Pour les élèves de STT qu’elle soit scolaire ou personnelle, l’écriture est vécue comme une contrainte. L’aspect communicationnel de l’écriture à travers la représentation du destinataire est peu présent. A l’écriture personnelle est principalement associée une fonction expressive : il s’agit pour ces sujets d’un moyen de se dire. L’écriture professionnelle semble davantage guidée par des schémas bien définis « avec un destinataire précis, des types d’écrits précis et des sentiments adaptés aux écrits et situations envisagées » (Barré-de-Miniac, 2002 : 161).

Pour les élèves préparant un baccalauréat professionnel, il y a une coupure entre les écrits personnels d’une part et les écrits scolaire et professionnel d’autre part. « À l’écriture personnelle sont principalement associés des enjeux personnels et sociaux, des sentiments majoritairement positifs. Aux deux autres domaines sont associés des enjeux de nécessité, des sentiments majoritairement négatifs. » (Barré-de-Miniac, 2002 : 162). L’écriture personnelle reste associée à la fonction expressive mais la notion de plaisir apparaît, contrairement au groupe précédent. La dimension communicationnelle de l’écriture personnelle apparaît avec la précision des représentations des destinataires associés à des types de situations d’écriture. L’écriture scolaire est quant à elle vécue de manière négative. L’écriture professionnelle fait l’objet de peu de représentation. Le type de texte principalement associé à ce type d’écriture est la lettre de motivation.

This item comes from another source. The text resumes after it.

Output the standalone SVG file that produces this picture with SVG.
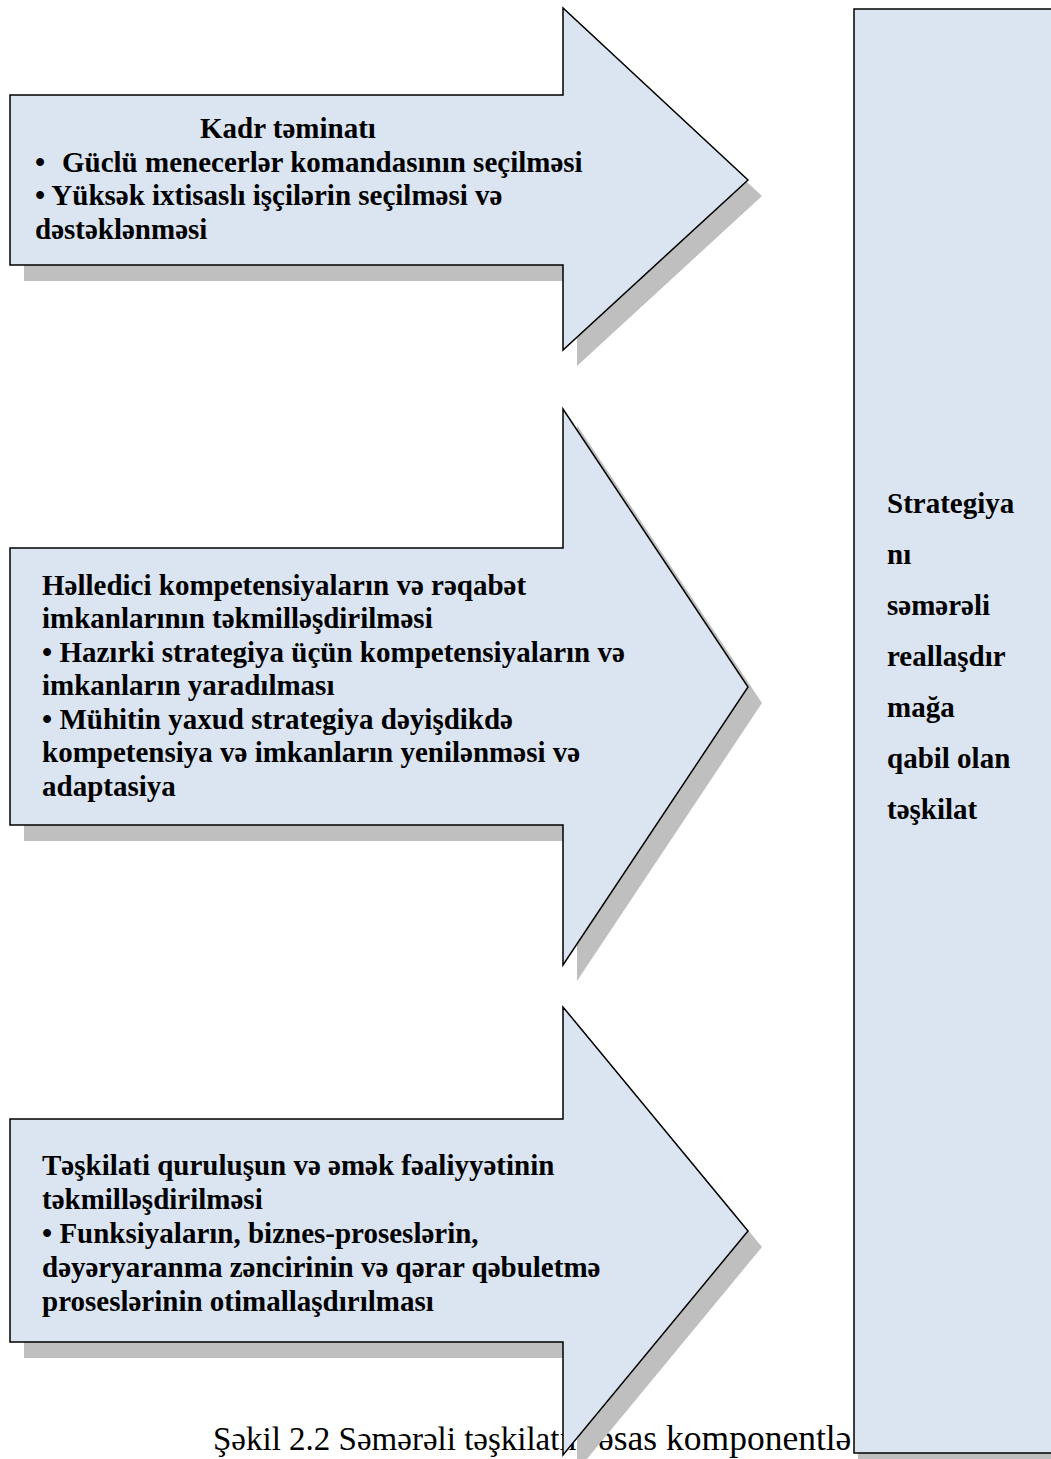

Chez les élèves de classes préparatoires, l’écriture personnelle est fortement empreinte de la dimension communicationnelle associée à une fonction expressive et d’enjeux personnels forts. L’écriture scolaire est fortement guidée par les schémas de tâche enseigné et qu’il faut respecter. L’écriture professionnelle fait l’objet de peu de représentation : « d’une certaine manière, ils partagent la représentation commune selon laquelle l’écriture scolaire – et particulièrement son prototype qu’est la dissertation – permet d’appréhender tous les types d’écrit » (Barré-de-Miniac, 2002 : 163).

Enfin les représentations de l’écrit chez des élèves de BTS semblent plus hétérogènes et précises que celles des autres groupes et plus spécifiquement au niveau de l’écriture personnelle et de l’écriture professionnelle. L’écriture personnelle est ainsi associée à des représentations plus nuancées que les autres groupes. Elle « donne lieu à l’évocation de cadres et de sentiments variés, avec des enjeux et des stratégies correspondantes précisées » (Barré-de-Miniac, 2002 : 164). Des fonctions multiples peuvent être associées à l’écriture professionnelle en fonction du type d’écrit et des enjeux de la situation d’écriture.

A travers l’analyse des représentations de ces trois groupes, il semble que les représentations de l’écrit évoluent, deviennent plus hétérogènes et se précisent en fonction du niveau d’expertise des sujets. Les représentations associées à l’écriture scolaire semblent se cristalliser autour du sentiment de contrainte, même si les représentations des schémas de tâches des écrits scolaires se précisent. L’écriture personnelle prend peu à peu une dimension communicationnelle. Les représentations associées à l’écriture professionnelle semblent demander un certain niveau d’expertise pour se préciser : « tout se passe comme si on allait vers une plus grande différenciation des domaines, des univers d’écriture, avec une perception plus ciblée des enjeux et des stratégies spécifiques à ces trois domaines, et des sentiments différenciés, associés à ces pratiques vécues comme différentes, ou tout du moins distinctes » (Barré-de-Miniac, 2002 : 165).